Durante la navegación veíamos la tele para analizar los preparativos del enemigo. Respirar su ambiente bélico. Y la verdad que fue sorprendente. Ese diputado de Podemos argumentando su rechazo a tomar las armas porque la guerra es un acto fascista. Esa diputada del Pesoe afirmando que repeler una agresión británica era violencia de género, pues entre las tropas británicas había mujeres soldado. Ese diputado de Ciudadanos condicionando su apoyo a la defensa nacional a que dimitiera la ministra de Defensa. Un zumbado joven y con barba, de Ezquerra –sospecho que hasta las trancas de sherry– pronunciando un discurso confuso en el que me pareció entender algo así como Gibraltar me la sopla y nos veremos en el infierno. Y el presidente Rajoy asegurando que España debía defenderse pero lo mismo no debía, y mientras el Tribunal Supremo y el Tribunal de Estrasburgo decidían la cosa, pues quizá, o tal vez, o ya veremos. Y en el ayuntamiento de Madrid, una pancarta grande colgada: Welcome refugees and british troopers. Así todo el rato, querida. Te lo aseguro. Amazing, o sea. Pintoresco.

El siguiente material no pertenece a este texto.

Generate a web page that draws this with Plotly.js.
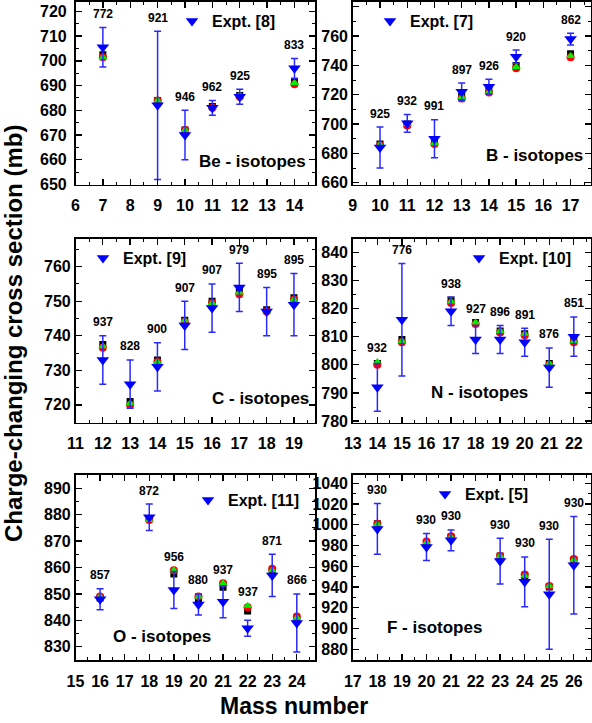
<!DOCTYPE html>
<html><head><meta charset="utf-8">
<script src="https://cdn.plot.ly/plotly-3.0.1.min.js"></script>
<style>html,body{margin:0;padding:0;background:#fff}#chart{width:592px;height:723px}</style>
</head><body><div id="chart"></div>
<script>
// ---------- data ----------
// Be isotopes, Expt. [8]
const beA      = [7, 9, 10, 11, 12, 14];
const beEnergy = [772, 921, 946, 962, 925, 833];
const beExpt   = [705.5, 682, 670, 681, 685.5, 697];
const beErr    = [8, 30, 10, 3, 3, 4];
const beTh1    = [702.5, 684, 672, 681.5, 686, 691.5];
const beTh2    = [701.5, 684, 672, 681, 685.5, 690.5];
const beTh3    = [701.5, 684, 672, 681, 686, 691];
// B isotopes, Expt. [7]
const bA      = [10, 11, 12, 13, 14, 15, 17];
const bEnergy = [925, 932, 991, 897, 926, 920, 862];
const bExpt   = [684, 700.5, 690, 722, 725.5, 746, 758];
const bErr    = [14, 6, 13, 6, 5, 4.5, 4];
const bTh1    = [686.5, 700, 688, 719, 723, 740, 748];
const bTh2    = [685.5, 699, 686.5, 717.5, 721.5, 738, 745.5];
const bTh3    = [686, 700, 687, 718.5, 722, 739, 746.5];
// C isotopes, Expt. [9]
const cA      = [12, 13, 14, 15, 16, 17, 18, 19];
const cEnergy = [937, 828, 900, 907, 907, 979, 895, 895];
const cExpt   = [733, 726, 731, 743, 748, 754, 747, 749];
const cErr    = [7, 7, 7, 7, 7, 7, 7, 9];
const cTh1    = [737.5, 721, 733, 744.5, 750, 753, 747.5, 751];
const cTh2    = [736.5, 720, 732.5, 744, 749.5, 752, 747, 750.5];
const cTh3    = [737, 720.5, 732.5, 744.5, 749.5, 752.5, 747, 750.5];
// N isotopes, Expt. [10]
const nA      = [14, 15, 17, 18, 19, 20, 21, 22];
const nEnergy = [932, 776, 938, 927, 896, 891, 876, 851];
const nExpt   = [792, 816, 819, 809, 809, 808, 799, 810];
const nErr    = [8.5, 20, 5, 5, 5, 5, 7, 7];
const nTh1    = [800.5, 809, 823, 815, 812, 811, 800.5, 809];
const nTh2    = [800, 808, 822, 814.5, 811.5, 810.5, 800, 808];
const nTh3    = [801, 808.5, 822.5, 815, 812, 811, 800.5, 808.5];
// O isotopes, Expt. [11]
const oA      = [16, 18, 19, 20, 21, 22, 23, 24];
const oEnergy = [857, 872, 956, 880, 937, 937, 871, 866];
const oExpt   = [848, 879, 851.5, 846, 847, 837, 857, 839];
const oErr    = [4, 5, 7, 4, 6, 3, 8, 11];
const oTh1    = [848.5, 878.5, 857.5, 847.5, 852.5, 843.5, 858.5, 840.5];
const oTh2    = [849, 878, 859, 849, 854, 845, 859.5, 841.5];
const oTh3    = [849, 878, 859, 849, 854, 845.5, 859, 841];
// F isotopes, Expt. [5]
const fA      = [18, 20, 21, 23, 24, 25, 26];
const fEnergy = [930, 930, 930, 930, 930, 930, 930];
const fExpt   = [996, 978.5, 985, 965, 945, 933, 961];
const fErr    = [24.5, 13, 10, 22, 24, 53, 47];
const fTh1    = [1001, 983, 988, 970, 951, 940, 966];
const fTh2    = [1001, 984, 989, 970, 952, 941, 967];
const fTh3    = [1000.5, 983, 988, 970, 951, 941, 966];

// ---------- layout config ----------
const W = 592, H = 723;
const FONT = 'Liberation Sans, Arial, Helvetica, sans-serif';
const NARROW = 'Liberation Sans Narrow, Arial Narrow, Liberation Sans, Arial, sans-serif';
const colL = [75.5, 315], colR = [352.8, 591];
const row1 = [1.5, 184.5], row2 = [239, 422.5], row3 = [475, 660];

const panels = [
  {label:'Be - isotopes', ref:'Expt. [8]', A:beA, E:beEnergy, expt:beExpt, err:beErr, t1:beTh1, t2:beTh2, t3:beTh3,
   xr:[6,14.75], yr:[650,724], dy:10, mdy:5, col:colL, row:row1, leg:[172,21], lab:[252,161], ystand:4, xfont:FONT},
  {label:'B - isotopes', ref:'Expt. [7]', A:bA, E:bEnergy, expt:bExpt, err:bErr, t1:bTh1, t2:bTh2, t3:bTh3,
   xr:[9,17.75], yr:[658.8,783.6], dy:20, mdy:10, col:colR, row:row1, leg:[370,21], lab:[534,155], ystand:0, xfont:FONT},
  {label:'C - isotopes', ref:'Expt. [9]', A:cA, E:cEnergy, expt:cExpt, err:cErr, t1:cTh1, t2:cTh2, t3:cTh3,
   xr:[11,19.77], yr:[714.9,768], dy:10, mdy:5, col:colL, row:row2, leg:[83,258], lab:[260,398], ystand:0, xfont:FONT},
  {label:'N - isotopes', ref:'Expt. [10]', A:nA, E:nEnergy, expt:nExpt, err:nErr, t1:nTh1, t2:nTh2, t3:nTh3,
   xr:[13,22.7], yr:[779.5,844.7], dy:10, mdy:5, col:colR, row:row2, leg:[459,258], lab:[479,392], ystand:0, xfont:FONT},
  {label:'O - isotopes', ref:'Expt. [11]', A:oA, E:oEnergy, expt:oExpt, err:oErr, t1:oTh1, t2:oTh2, t3:oTh3,
   xr:[15,24.74], yr:[825,895], dy:10, mdy:5, col:colL, row:row3, leg:[188,500], lab:[162,636], ystand:0, xfont:NARROW},
  {label:'F - isotopes', ref:'Expt. [5]', A:fA, E:fEnergy, expt:fExpt, err:fErr, t1:fTh1, t2:fTh2, t3:fTh3,
   xr:[17,26.7], yr:[869.7,1048], dy:20, mdy:10, col:colR, row:row3, leg:[425,494], lab:[434,627], ystand:0, xfont:NARROW}
];

const traces = [];
const annotations = [];
const layout = {
  width: W, height: H,
  margin: {l:0, r:0, t:0, b:0},
  paper_bgcolor: '#fff', plot_bgcolor: '#fff',
  showlegend: true,
  font: {family: FONT, color: '#000'}
};

panels.forEach((p, i) => {
  const s = i === 0 ? '' : String(i + 1);
  const xa = 'x' + s, ya = 'y' + s;
  const legName = i === 0 ? 'legend' : 'legend' + (i + 1);
  const axisCommon = {
    showline: true, linecolor: '#000', linewidth: 1.6, mirror: 'ticks',
    ticks: 'inside', ticklen: 6, tickwidth: 1.3, tickcolor: '#000',
    showgrid: false, zeroline: false, fixedrange: true
  };
  layout['xaxis' + s] = Object.assign({}, axisCommon, {
    domain: [p.col[0] / W, p.col[1] / W], range: p.xr, anchor: ya,
    dtick: 1, tick0: 0, ticklabelstandoff: 6,
    tickfont: {family: p.xfont, size: 16, weight: 'bold', color: '#000'},
    minor: {dtick: 0.5, tick0: 0, ticks: 'inside', ticklen: 3, tickwidth: 1, tickcolor: '#000', showgrid: false}
  });
  layout['yaxis' + s] = Object.assign({}, axisCommon, {
    domain: [1 - p.row[1] / H, 1 - p.row[0] / H], range: p.yr, anchor: xa,
    dtick: p.dy, tick0: 0, ticklabelstandoff: p.ystand,
    tickfont: {family: FONT, size: 16, weight: 'bold', color: '#000'},
    minor: {dtick: p.mdy, tick0: 0, ticks: 'inside', ticklen: 3, tickwidth: 1, tickcolor: '#000', showgrid: false}
  });
  layout[legName] = {
    x: p.leg[0] / W, y: 1 - p.leg[1] / H, xref: 'paper', yref: 'paper',
    xanchor: 'left', yanchor: 'middle', bgcolor: 'rgba(0,0,0,0)', borderwidth: 0,
    font: {family: FONT, size: 16, weight: 'bold', color: '#000'}, itemwidth: 30
  };

  traces.push({type:'scatter', mode:'markers', x:p.A, y:p.t1, xaxis:xa, yaxis:ya, showlegend:false,
    marker:{symbol:'square', size:7, color:'#000'}, hoverinfo:'skip'});
  traces.push({type:'scatter', mode:'markers', x:p.A, y:p.t2, xaxis:xa, yaxis:ya, showlegend:false,
    marker:{symbol:'circle', size:8, color:'#ff0000'}, hoverinfo:'skip'});
  traces.push({type:'scatter', mode:'markers', x:p.A, y:p.t3, xaxis:xa, yaxis:ya, showlegend:false,
    marker:{symbol:'triangle-up', size:8, color:'#00ee00'}, hoverinfo:'skip'});
  traces.push({type:'scatter', mode:'markers', x:p.A, y:p.expt, xaxis:xa, yaxis:ya,
    name: p.ref, legend: legName, showlegend: true,
    marker:{symbol:'triangle-down', size:11, color:'#0000ff'},
    error_y:{type:'data', array:p.err, visible:true, color:'#2a2aff', thickness:1.5, width:3.5},
    hoverinfo:'skip'});

  // energy labels above each point
  p.A.forEach((a, k) => {
    annotations.push({
      xref: xa, yref: ya, x: a, y: Math.max(p.expt[k] + p.err[k], p.t3[k]),
      text: String(p.E[k]), showarrow: false, xanchor: 'center', yanchor: 'middle', yshift: 13.5,
      font: {family: FONT, size: 12, weight: 'bold', color: '#000'}
    });
  });
  // panel label
  annotations.push({
    xref: 'paper', yref: 'paper', x: p.lab[0] / W, y: 1 - p.lab[1] / H,
    text: p.label, showarrow: false, xanchor: 'center', yanchor: 'middle',
    font: {family: FONT, size: 17, weight: 'bold', color: '#000'}
  });
});

// shared axis titles
annotations.push({
  xref: 'paper', yref: 'paper', x: 294 / W, y: 1 - 706 / H,
  text: 'Mass number', showarrow: false, xanchor: 'center', yanchor: 'middle',
  font: {family: FONT, size: 23, weight: 'bold', color: '#000'}
});
annotations.push({
  xref: 'paper', yref: 'paper', x: 13 / W, y: 1 - 334 / H,
  text: 'Charge-changing cross section (mb)', showarrow: false, textangle: -90,
  xanchor: 'center', yanchor: 'middle', borderpad: 0,
  font: {family: FONT, size: 24, weight: 'bold', color: '#000'}
});
layout.annotations = annotations;

Plotly.newPlot('chart', traces, layout, {displayModeBar: false, staticPlot: true});
</script>
</body></html>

Debo confesar que mis camaradas de armas y yo empezamos a mosquearnos cuando, al llegar a las aguas territoriales españolas, nos salió su flota al encuentro. En realidad lo que salió fue una fragata de segunda mano –según nuestro servicio de inteligencia, montada con piezas tomadas de otros barcos en desguace– que se mantuvo a distancia, sin disparar un cañonazo, ni nada. Pudimos interceptar sus comunicaciones con el mando. «Permiso para atacar», decía su comandante. «Observe e informe», le respondían. «Son un huevo de ingleses –insistía el marino–. Solicito permiso para atacar». «Observe e informe», le decían los otros. Y así todo el rato. Al fin, colmada su paciencia, el comandante transmitió a Madrid: «Me voy a cagar en vuestra puta madre». Y Madrid respondió: «Vuélvase al puerto, Manolo. Y no joda». Y eso fue todo.

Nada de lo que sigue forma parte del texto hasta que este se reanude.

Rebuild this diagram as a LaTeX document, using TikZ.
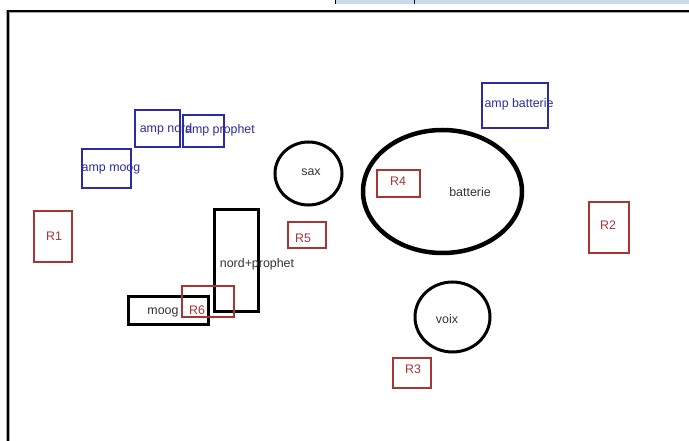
\documentclass[tikz,border=0pt]{standalone}
\usepackage{fontspec}
\setmainfont{Liberation Sans}
\usetikzlibrary{shapes.geometric}
\definecolor{ampblue}{HTML}{2B2BA6}
\definecolor{rred}{HTML}{A83434}
\definecolor{txtgray}{HTML}{333333}
\definecolor{barblue}{HTML}{C8DAEE}
\tikzset{
  lbl/.style={inner sep=0pt, yshift=-1.2pt, font=\fontsize{12.4}{14}\selectfont},
  ampbox/.style={draw=ampblue, line width=1.3pt, rectangle, inner sep=0pt},
  rbox/.style={draw=rred, line width=1.3pt, rectangle, inner sep=0pt},
  instbox/.style={draw=black, line width=3pt, rectangle, inner sep=0pt},
  instell/.style={draw=black, ellipse, inner sep=0pt},
  amptxt/.style={lbl, text=ampblue},
  rtxt/.style={lbl, text=rred},
  itxt/.style={lbl, text=txtgray},
}
\begin{document}
\begin{tikzpicture}[x=1pt,y=-1pt]
\useasboundingbox (0,0) rectangle (689,441);
% top bar
\fill[barblue] (335,0) rectangle (689,4);
\draw[line width=1pt] (335.5,0) -- (335.5,4);
\draw[line width=1pt] (414,0) -- (414,4);
% frame
\draw[black!35, line width=3.5pt] (8,441) -- (8,11.5) -- (689,11.5);
\draw[black, line width=2pt] (8,441) -- (8,11.5) -- (689,11.5);

% amps
\node[ampbox, minimum width=45, minimum height=37] (ampnord) at (157.5,128.5) {};
\node[ampbox, minimum width=41, minimum height=32] (ampprophet) at (203.5,131) {};
\node[ampbox, minimum width=49, minimum height=39] (ampmoog) at (106.5,168.5) {};
\node[ampbox, minimum width=66, minimum height=45] (ampbatt) at (515,105.5) {};
\node[amptxt] (tampnord) at (166,128) {amp nord};
\node[amptxt] (tampprophet) at (220,129) {amp prophet};
\node[amptxt] (tampmoog) at (111,168) {amp moog};
\node[amptxt] (tampbatt) at (519,103) {amp batterie};

% instruments
\node[instell, line width=3pt, minimum width=67, minimum height=63] (sax) at (308.5,173.5) {};
\node[itxt] (tsax) at (311,171) {sax};
\node[instell, line width=4.5pt, minimum width=159, minimum height=123] (batt) at (442.5,191.5) {};
\node[itxt] (tbatt) at (470,191) {batterie};
\node[instell, line width=3pt, minimum width=75, minimum height=70] (voix) at (452.5,317) {};
\node[itxt] (tvoix) at (447,318) {voix};
\node[instbox, minimum width=44, minimum height=101] (np) at (236,260.5) {};
\node[itxt] (tnp) at (257,263) {nord+prophet};
\node[instbox, minimum width=80, minimum height=28] (moog) at (168,310) {};
\node[itxt] (tmoog) at (163,311) {moog};

% R boxes
\node[rbox, minimum width=38, minimum height=51] (r1) at (53,236.5) {};
\node[rtxt] (tr1) at (54,235) {R1};
\node[rbox, minimum width=40, minimum height=51] (r2) at (609,227.5) {};
\node[rtxt] (tr2) at (608,224) {R2};
\node[rbox, minimum width=38, minimum height=30] (r3) at (412,373) {};
\node[rtxt] (tr3) at (413,368) {R3};
\node[rbox, minimum width=43, minimum height=27] (r4) at (398.5,183.5) {};
\node[rtxt] (tr4) at (398,180) {R4};
\node[rbox, minimum width=38, minimum height=26] (r5) at (307,235) {};
\node[rtxt] (tr5) at (303,237) {R5};
\node[rbox, minimum width=52, minimum height=31] (r6) at (208,301.5) {};
\node[rtxt] (tr6) at (197,309) {R6};
\end{tikzpicture}
\end{document}
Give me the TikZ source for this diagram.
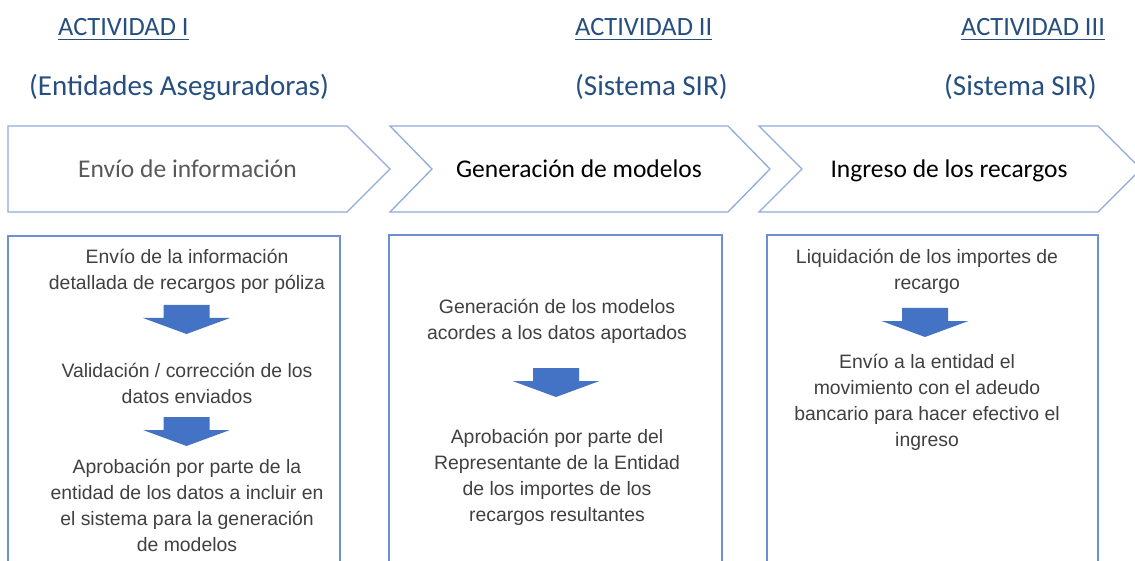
\documentclass[tikz,border=0pt]{standalone}
\usepackage{fontspec}
\setmainfont{Carlito}
\newfontfamily\arialf{Liberation Sans}
\definecolor{hblue}{RGB}{38,79,128}
\definecolor{chevline}{RGB}{143,170,220}
\definecolor{boxline}{RGB}{110,143,210}
\definecolor{arrowblue}{RGB}{68,114,196}
\definecolor{graytxt}{RGB}{89,89,89}
\definecolor{boxtxt}{RGB}{64,64,64}
\begin{document}
\begin{tikzpicture}[x=1pt,y=-1pt,
  head/.style={inner sep=0pt, anchor=base west, text=hblue, font=\fontsize{26.4}{30}\selectfont},
  sub/.style={inner sep=0pt, anchor=base west, text=hblue, font=\fontsize{29}{32}\selectfont},
  uline/.style={draw=hblue, line width=1.5pt},
  chev/.style={draw=chevline, line width=1.3pt, line join=miter},
  chevtxt/.style={inner sep=0pt, anchor=base, font=\fontsize{25.5}{30}\selectfont},
  boxl/.style={draw=boxline, line width=1.5pt},
  btxt/.style={inner sep=0pt, anchor=base, align=center, text=boxtxt, font=\arialf\fontsize{19.4}{26}\selectfont},
  downarrow/.pic={\fill[arrowblue] (-23,0) -- (23,0) -- (23,13) -- (43.5,13) -- (0,29) -- (-43.5,13) -- (-23,13) -- cycle;}
]
\useasboundingbox[fill=white] (0,0) rectangle (1135,561);

% headings
\node[head] (h1) at (58,36) {ACTIVIDAD I};
\node[head] (h2) at (575,36) {ACTIVIDAD II};
\node[head] (h3) at (961,36) {ACTIVIDAD III};
\foreach \h in {h1,h2,h3}
  \draw[uline] ([yshift=-3.5pt]\h.base west) -- ([yshift=-3.5pt]\h.base east);
\node[sub] (s1) at (29,96) {(Entidades Aseguradoras)};
\node[sub] (s2) at (575,96) {(Sistema SIR)};
\node[sub] (s3) at (944,96) {(Sistema SIR)};

% chevrons
\draw[chev] (8,126) -- (347,126) -- (390,169) -- (347,212) -- (8,212) -- cycle;
\draw[chev] (390,126) -- (728,126) -- (770,169) -- (728,212) -- (390,212) -- (432,169) -- cycle;
\draw[chev] (759,126) -- (1098,126) -- (1141,169) -- (1098,212) -- (759,212) -- (802,169) -- cycle;
\node[chevtxt, text=graytxt] (c1) at (187.5,178) {Envío de información};
\node[chevtxt, text=black] (c2) at (579,178) {Generación de modelos};
\node[chevtxt, text=black] (c3) at (949,178) {Ingreso de los recargos};

% boxes
\draw[boxl] (8,236) rectangle (340,580);
\draw[boxl] (389,235) rectangle (722,580);
\draw[boxl] (767,235) rectangle (1098,580);

% box 1 (anchor base = baseline of last line)
\node[btxt] (t11) at (187,290) {Envío de la información\\detallada de recargos por póliza};
\pic (a11) at (186.5,305) {downarrow};
\node[btxt] (t12) at (187,403) {Validación / corrección de los\\datos enviados};
\pic (a12) at (186.5,417) {downarrow};
\node[btxt] (t13) at (187,551) {Aprobación por parte de la\\entidad de los datos a incluir en\\el sistema para la generación\\de modelos};

% box 2
\node[btxt] (t21) at (557,339) {Generación de los modelos\\acordes a los datos aportados};
\pic (a21) at (556,368) {downarrow};
\node[btxt] (t22) at (557,521) {Aprobación por parte del\\Representante de la Entidad\\de los importes de los\\recargos resultantes};

% box 3
\node[btxt] (t31) at (927,290) {Liquidación de los importes de\\recargo};
\pic (a31) at (925,308) {downarrow};
\node[btxt] (t32) at (927,446) {Envío a la entidad el\\movimiento con el adeudo\\bancario para hacer efectivo el\\ingreso};
\end{tikzpicture}
\end{document}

Y así llegamos a la zona de desembarco, que era una playa cercana a Gibraltar. Allá fuimos, arma en ristre, dispuestos a dar la vida por Gran Bretaña, y en vez de encontrarnos con el enemigo nos encontramos a dos guardias civiles mirando de lejos, tomándose una cerveza en un chiringuito de la playa, y a toda la colonia inglesa en España, o sea, unos setecientos mil fresadores de Manchester jubilados, amontonados allí para recibirnos, agitando banderas británicas y borrachos hasta las patas, ofreciéndonos vasos de sangría y taquitos de jamón y queso. Y, encima, resultó que todas las compañías lowcost británicas habían desviado sus vuelos a la zona para celebrar el evento, y las playas y los hoteles cercanos estaban petados de turistas y hooligans vomitando cerveza y bailando música discotequera, haciendo calvos y tirándose por los balcones a las piscinas, desnucándose en su mayor parte, los hijoputas.

Así que, mi amor, lamento comunicarte que fuimos a la guerra pero no encontramos contra quién. La Legión, que es lo mejor que tienen, estaba en Málaga a las órdenes de un tal Antonio Banderas, sacando a no sé qué Cristo en procesión. Y el resto estaba apagando incendios forestales o en misiones humanitarias. Así que me acerqué a los guardias civiles del chiringuito, más que nada por cubrir el expediente bélico. Y cuando les dije: «Vengo a invadir», el más viejo, un cabo, me miró con guasa y replicó: «Pues tú mismo, compadre», y me ofreció un botellín fresquito. Y las cosas como son, my darling. Era una cerveza cojonuda.